AIM OF THE TASK. Extract the whole listing as it stands. Do not include the pictures.

··· SOURCE EXCERPT

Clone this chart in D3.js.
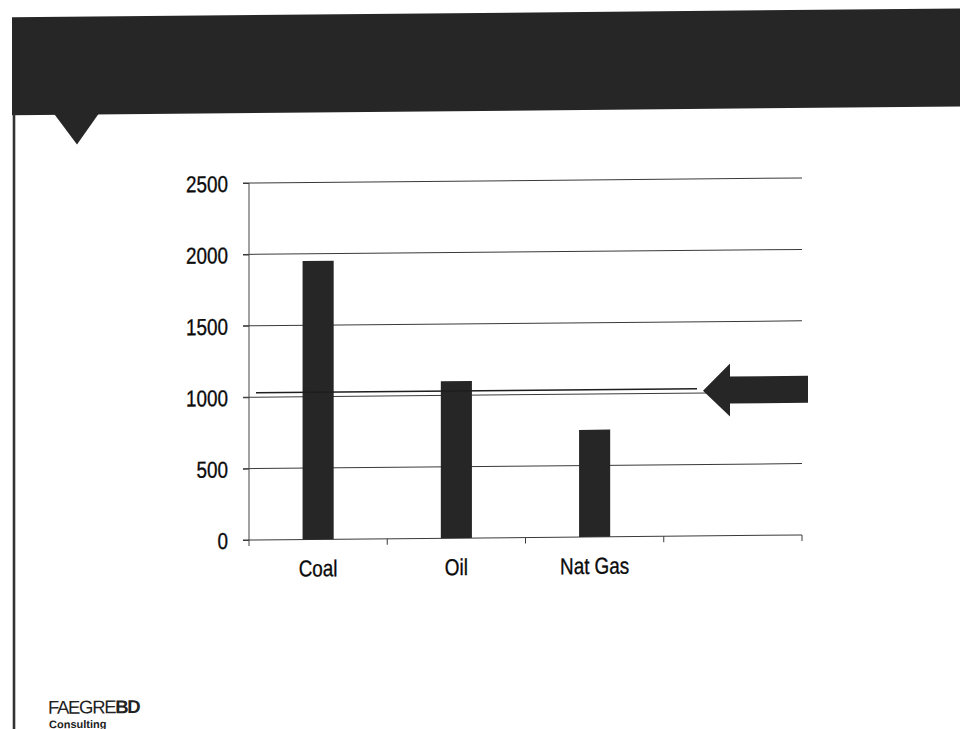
<!DOCTYPE html>
<html>
<head>
<meta charset="utf-8">
<script src="https://cdn.jsdelivr.net/npm/d3@7"></script>
<style>
  html, body { margin: 0; padding: 0; background: #fff; }
  svg { display: block; }
  .lbl { font-family: "Liberation Sans", Arial, sans-serif; font-size: 23px; fill: #0a0a0a; stroke: #0a0a0a; stroke-width: 0.35px; }
</style>
</head>
<body>
<svg id="chart" width="960" height="729"></svg>
<script>
// Chart data
const categories = ["Coal", "Oil", "Nat Gas", ""];
const values = [1950, 1100, 750, null];
const yTicks = [0, 500, 1000, 1500, 2000, 2500];
const refValue = 1030;

const W = 960, H = 729;
const svg = d3.select("#chart");

// Slide is set at a slight slant
const slant = -0.52;
const k = Math.tan(-slant * Math.PI / 180);
const root = svg.append("g")
  .attr("transform", `translate(0,${(k * 249).toFixed(2)}) skewY(${slant})`);

const ink = "#262626";
const narrow = 0.82; // condensed lettering

// Header band with pointer notch
root.append("rect").attr("x", 12).attr("y", 15).attr("width", W + 20).attr("height", 98).attr("fill", ink);
root.append("path").attr("d", "M54,112 L99,112 L77,143 Z").attr("fill", ink);

// Left slide border
root.append("line").attr("x1", 14).attr("x2", 14).attr("y1", 112).attr("y2", H + 10)
  .attr("stroke", "#333").attr("stroke-width", 2.6);

// Scales
const x = d3.scaleBand().domain(categories).range([249, 802]).paddingInner(0).paddingOuter(0);
const y = d3.scaleLinear().domain([0, 2500]).range([540, 183]);

const plot = root.append("g");

// Horizontal gridlines
plot.append("g").selectAll("line").data(yTicks.filter(d => d > 0)).join("line")
  .attr("x1", 243).attr("x2", x.range()[1])
  .attr("y1", d => y(d)).attr("y2", d => y(d))
  .attr("stroke", "#3a3a3a").attr("stroke-width", 1);

// Y axis
const yAxis = plot.append("g").attr("transform", "translate(249,0)")
  .call(d3.axisLeft(y).tickValues(yTicks).tickSize(6).tickPadding(15).tickFormat(d3.format("d")));
yAxis.select(".domain").remove();
yAxis.selectAll(".tick line").attr("stroke", "#3a3a3a");
yAxis.selectAll(".tick text")
  .attr("class", "lbl")
  .attr("x", 0)
  .attr("dy", "0.36em")
  .attr("transform", `translate(-21,0) scale(${narrow},1)`);
plot.append("line").attr("x1", 249).attr("x2", 249).attr("y1", y(2500)).attr("y2", y(0) + 6)
  .attr("stroke", "#444").attr("stroke-width", 1);

// X axis baseline with ticks at category boundaries
plot.append("line").attr("x1", 243).attr("x2", x.range()[1]).attr("y1", y(0)).attr("y2", y(0))
  .attr("stroke", "#3a3a3a").attr("stroke-width", 1);
const edges = categories.map(c => x(c)).concat([x.range()[1]]);
plot.append("g").selectAll("line").data(edges.slice(1)).join("line")
  .attr("x1", d => d).attr("x2", d => d).attr("y1", y(0)).attr("y2", y(0) + 6)
  .attr("stroke", "#3a3a3a").attr("stroke-width", 1);

// Bars
const barW = x.bandwidth() * 0.225;
plot.append("g").selectAll("rect").data(categories.map((c, i) => ({ c, v: values[i] })).filter(d => d.v != null))
  .join("rect")
  .attr("x", d => x(d.c) + x.bandwidth() / 2 - barW / 2)
  .attr("width", barW)
  .attr("y", d => y(d.v))
  .attr("height", d => y(0) - y(d.v))
  .attr("fill", ink);

// Category labels
plot.append("g").selectAll("text").data(categories.filter(c => c)).join("text")
  .attr("class", "lbl")
  .attr("text-anchor", "middle")
  .attr("transform", d => `translate(${x(d) + x.bandwidth() / 2},${y(0) + 37}) scale(${narrow},1)`)
  .text(d => d);

// Reference line and pointer arrow
const refX1 = 256, refX2 = 697;
plot.append("line").attr("x1", refX1).attr("x2", refX2).attr("y1", y(refValue)).attr("y2", y(refValue))
  .attr("stroke", "#1e1e1e").attr("stroke-width", 1.5);
const ay = y(refValue) + 2;
const tip = refX2 + 6;
plot.append("path")
  .attr("d", `M${tip},${ay} L${tip + 27},${ay - 27} L${tip + 27},${ay - 14} L${tip + 105},${ay - 14} L${tip + 105},${ay + 13} L${tip + 27},${ay + 13} L${tip + 27},${ay + 26} Z`)
  .attr("fill", ink);

// Footer logo
const logo = root.append("g");
logo.append("text").attr("x", 48).attr("y", 712)
  .attr("font-family", "'Liberation Sans', Arial, sans-serif").attr("font-size", 18.5)
  .attr("letter-spacing", -1.3).attr("fill", "#222")
  .text("FAEGRE").append("tspan").attr("font-weight", "bold").text("BD");
logo.append("text").attr("x", 49).attr("y", 726.5)
  .attr("font-family", "'Liberation Sans', Arial, sans-serif").attr("font-size", 11)
  .attr("font-weight", "bold").attr("fill", "#222")
  .text("Consulting");
</script>
</body>
</html>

······

RESULT OF THE EXERCISE.
Clone this chart in D3.js.
<!DOCTYPE html>
<html>
<head>
<meta charset="utf-8">
<script src="https://cdn.jsdelivr.net/npm/d3@7"></script>
<style>
  html, body { margin: 0; padding: 0; background: #fff; }
  svg { display: block; }
  .lbl { font-family: "Liberation Sans", Arial, sans-serif; font-size: 23px; fill: #0a0a0a; stroke: #0a0a0a; stroke-width: 0.35px; }
</style>
</head>
<body>
<svg id="chart" width="960" height="729"></svg>
<script>
// Chart data
const categories = ["Coal", "Oil", "Nat Gas", ""];
const values = [1950, 1100, 750, null];
const yTicks = [0, 500, 1000, 1500, 2000, 2500];
const refValue = 1030;

const W = 960, H = 729;
const svg = d3.select("#chart");

// Slide is set at a slight slant
const slant = -0.52;
const k = Math.tan(-slant * Math.PI / 180);
const root = svg.append("g")
  .attr("transform", `translate(0,${(k * 249).toFixed(2)}) skewY(${slant})`);

const ink = "#262626";
const narrow = 0.82; // condensed lettering

// Header band with pointer notch
root.append("rect").attr("x", 12).attr("y", 15).attr("width", W + 20).attr("height", 98).attr("fill", ink);
root.append("path").attr("d", "M54,112 L99,112 L77,143 Z").attr("fill", ink);

// Left slide border
root.append("line").attr("x1", 14).attr("x2", 14).attr("y1", 112).attr("y2", H + 10)
  .attr("stroke", "#333").attr("stroke-width", 2.6);

// Scales
const x = d3.scaleBand().domain(categories).range([249, 802]).paddingInner(0).paddingOuter(0);
const y = d3.scaleLinear().domain([0, 2500]).range([540, 183]);

const plot = root.append("g");

// Horizontal gridlines
plot.append("g").selectAll("line").data(yTicks.filter(d => d > 0)).join("line")
  .attr("x1", 243).attr("x2", x.range()[1])
  .attr("y1", d => y(d)).attr("y2", d => y(d))
  .attr("stroke", "#3a3a3a").attr("stroke-width", 1);

// Y axis
const yAxis = plot.append("g").attr("transform", "translate(249,0)")
  .call(d3.axisLeft(y).tickValues(yTicks).tickSize(6).tickPadding(15).tickFormat(d3.format("d")));
yAxis.select(".domain").remove();
yAxis.selectAll(".tick line").attr("stroke", "#3a3a3a");
yAxis.selectAll(".tick text")
  .attr("class", "lbl")
  .attr("x", 0)
  .attr("dy", "0.36em")
  .attr("transform", `translate(-21,0) scale(${narrow},1)`);
plot.append("line").attr("x1", 249).attr("x2", 249).attr("y1", y(2500)).attr("y2", y(0) + 6)
  .attr("stroke", "#444").attr("stroke-width", 1);

// X axis baseline with ticks at category boundaries
plot.append("line").attr("x1", 243).attr("x2", x.range()[1]).attr("y1", y(0)).attr("y2", y(0))
  .attr("stroke", "#3a3a3a").attr("stroke-width", 1);
const edges = categories.map(c => x(c)).concat([x.range()[1]]);
plot.append("g").selectAll("line").data(edges.slice(1)).join("line")
  .attr("x1", d => d).attr("x2", d => d).attr("y1", y(0)).attr("y2", y(0) + 6)
  .attr("stroke", "#3a3a3a").attr("stroke-width", 1);

// Bars
const barW = x.bandwidth() * 0.225;
plot.append("g").selectAll("rect").data(categories.map((c, i) => ({ c, v: values[i] })).filter(d => d.v != null))
  .join("rect")
  .attr("x", d => x(d.c) + x.bandwidth() / 2 - barW / 2)
  .attr("width", barW)
  .attr("y", d => y(d.v))
  .attr("height", d => y(0) - y(d.v))
  .attr("fill", ink);

// Category labels
plot.append("g").selectAll("text").data(categories.filter(c => c)).join("text")
  .attr("class", "lbl")
  .attr("text-anchor", "middle")
  .attr("transform", d => `translate(${x(d) + x.bandwidth() / 2},${y(0) + 37}) scale(${narrow},1)`)
  .text(d => d);

// Reference line and pointer arrow
const refX1 = 256, refX2 = 697;
plot.append("line").attr("x1", refX1).attr("x2", refX2).attr("y1", y(refValue)).attr("y2", y(refValue))
  .attr("stroke", "#1e1e1e").attr("stroke-width", 1.5);
const ay = y(refValue) + 2;
const tip = refX2 + 6;
plot.append("path")
  .attr("d", `M${tip},${ay} L${tip + 27},${ay - 27} L${tip + 27},${ay - 14} L${tip + 105},${ay - 14} L${tip + 105},${ay + 13} L${tip + 27},${ay + 13} L${tip + 27},${ay + 26} Z`)
  .attr("fill", ink);

// Footer logo
const logo = root.append("g");
logo.append("text").attr("x", 48).attr("y", 712)
  .attr("font-family", "'Liberation Sans', Arial, sans-serif").attr("font-size", 18.5)
  .attr("letter-spacing", -1.3).attr("fill", "#222")
  .text("FAEGRE").append("tspan").attr("font-weight", "bold").text("BD");
logo.append("text").attr("x", 49).attr("y", 726.5)
  .attr("font-family", "'Liberation Sans', Arial, sans-serif").attr("font-size", 11)
  .attr("font-weight", "bold").attr("fill", "#222")
  .text("Consulting");
</script>
</body>
</html>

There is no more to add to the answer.